“Bates Motel” on A&E
Unbeknownst to all but the most dedicated of TV viewers, NBC tried making a TV series out of director Alfred Hitchcock’s Psycho in 1987. That aborted version of “Bates Motel” starred Bud Cort (Harold and Maude) as Norman Bates’ roommate at the lunatic asylum, who gets out and reopens his kill-crazy pal’s old roadside haunt. For better or worse (mostly the former), the pilot movie (still unavailable on DVD) never got picked up for a full series. Now A&E is trying again, rebooting writer Robert Bloch’s familiar oedipal plotline as a weekly cable series.
The show, both a prequel and a modern-day remake of the book/movie, stars Freddie Highmore (Charlie and the Chocolate Factory, August Rush) as our teenaged Norman Bates and Vera Farmiga (The Departed, Up in the Air) as the infamous Mrs. Bates. The story finds mother and son moving to coastal Oregon to start over after Mr. Bates meets an untimely and accidental (yeah, right) death. The casting is spot-on. Farmiga does manipulative and domineering with a light touch, while Highmore projects the delicate sensibilities and gangly bearing of a young Anthony Perkins.
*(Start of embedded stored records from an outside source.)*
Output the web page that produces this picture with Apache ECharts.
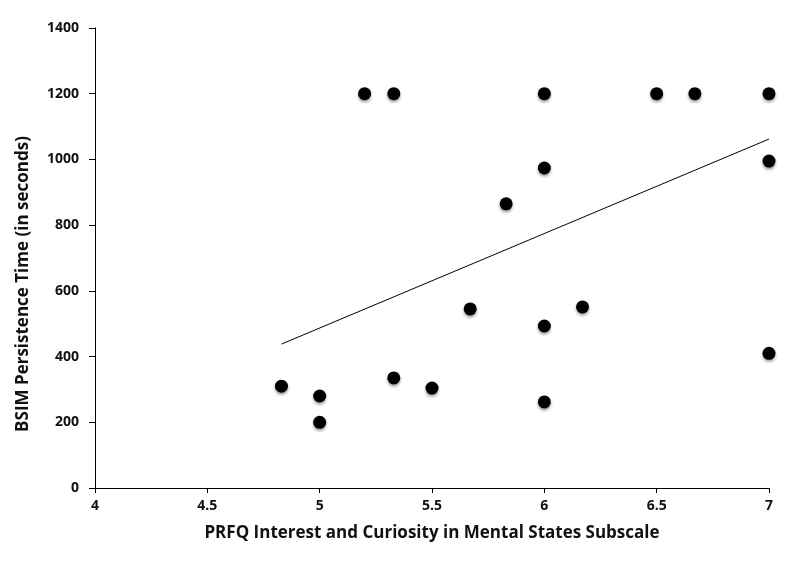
<!DOCTYPE html>
<html><head><meta charset="utf-8">
<script src="https://cdn.jsdelivr.net/npm/echarts@6/dist/echarts.min.js"></script>
<style>html,body{margin:0;padding:0;background:#fff}#c{width:800px;height:564px}</style>
</head><body><div id="c"></div>
<script>
const xValues = [4.83, 5, 5, 5.2, 5.33, 5.33, 5.5, 5.67, 5.83, 6, 6, 6, 6, 6.17, 6.5, 6.67, 7, 7, 7];
const yValues = [310, 280, 200, 1200, 1200, 335, 304, 545, 865, 1200, 974, 493, 262, 551, 1200, 1200, 1200, 995, 410];
const trendX = [4.83, 7];
const trendY = [438, 1062];
const xTitle = 'PRFQ Interest and Curiosity in Mental States Subscale';
const yTitle = 'BSIM Persistence Time (in seconds)';

const font = '"Open Sans", "Liberation Sans", sans-serif';
const chart = echarts.init(document.getElementById('c'), null, {renderer: 'canvas'});
chart.setOption({
  animation: false,
  backgroundColor: '#fff',
  grid: {left: 95, right: 31, top: 28, bottom: 76},
  graphic: [{
    type: 'text', x: 23, y: 284, rotation: Math.PI / 2,
    style: {text: yTitle, fontFamily: font, fontWeight: 'bold', fontSize: 17, fill: '#111',
      textAlign: 'center', textVerticalAlign: 'middle'}
  }],
  xAxis: {
    type: 'value', min: 4, max: 7, interval: 0.5,
    name: xTitle, nameLocation: 'middle', nameGap: 37,
    nameTextStyle: {fontFamily: font, fontWeight: 'bold', fontSize: 17, color: '#111'},
    axisLine: {lineStyle: {color: '#000', width: 1}},
    axisTick: {show: true, length: 5, lineStyle: {color: '#000'}},
    axisLabel: {fontFamily: font, fontWeight: 'bold', fontSize: 14, color: '#111', margin: 11,
      formatter: v => String(v)},
    splitLine: {show: false}
  },
  yAxis: {
    type: 'value', min: 0, max: 1400, interval: 200,
    axisLine: {show: true, lineStyle: {color: '#000', width: 1}},
    axisTick: {show: true, length: 6, lineStyle: {color: '#000'}},
    axisLabel: {fontFamily: font, fontWeight: 'bold', fontSize: 14, color: '#111', margin: 16,
      formatter: v => String(v)},
    splitLine: {show: false}
  },
  series: [
    {
      type: 'line', data: trendX.map((x, i) => [x, trendY[i]]),
      symbol: 'none', lineStyle: {color: '#000', width: 1}, z: 1
    },
    {
      type: 'scatter', data: xValues.map((x, i) => [x, yValues[i]]),
      symbolSize: 13,
      itemStyle: {color: '#000', opacity: 1, shadowColor: 'rgba(0,0,0,0.4)', shadowBlur: 3, shadowOffsetY: 2},
      z: 2
    }
  ]
});
</script></body></html>
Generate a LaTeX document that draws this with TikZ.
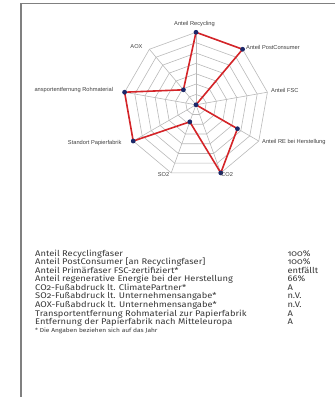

The show, overseen by “Lost” producer Carlton Cuse, deftly mixes old and new. With its cell phones and iPods, the show is clearly set in modern day. But the mid-century sets and fashions give it a pleasingly retro feel. Tonally speaking “Bates Motel” mixes snippets of “American Horror Story” and “Twin Peaks.” It’s eerie, mysterious, kinky, gruesome, stylish and intense, but lacks the more surreal flourishes of those earlier series. Creators have expanded the original story’s scope, keeping Mrs. Bates and her troubled son at the center of the action, while picking through the town’s other characters and settings for more curious goings-on—meaning we can’t quite tell who all our psycho killers are just yet.
Traditionalists may find the modern retelling a tad sacrilegious. Making Mrs. Bates a more active participant in her son’s murderous enterprises does violate the spirit of Bloch’s original somewhat. To some, the sexual quotient may feel like it’s been upped as well. Mrs. Bates, for example, seduces the hunky deputy sheriff, while young Norman attracts plenty of female attention with his “wounded animal” vibe. But the 1960 original was quite scandalous for its time, so twisted sexual shenanigans aren’t at all out of place in this tale. Probably the most glaring addition is young Norman’s amped-up high school drama. There are moments when “Bates Motel” feels a bit CW/ABC Family-ish. But the smooth writing and credible acting never sinks things anywhere near the melodramatic level of “Gossip Girl”/“Pretty Little Liars.”
Out of the gate “Bates Motel” is well-crafted, nicely cast and packed with enough deadly intrigue to lure viewers back for a second and third view. How well the storylines hold up over time remains to be seen. Can the tale of a family who kills together work for multiple seasons? Hard to say. Right now, at least, there’s no reason to check out of this creepy motel.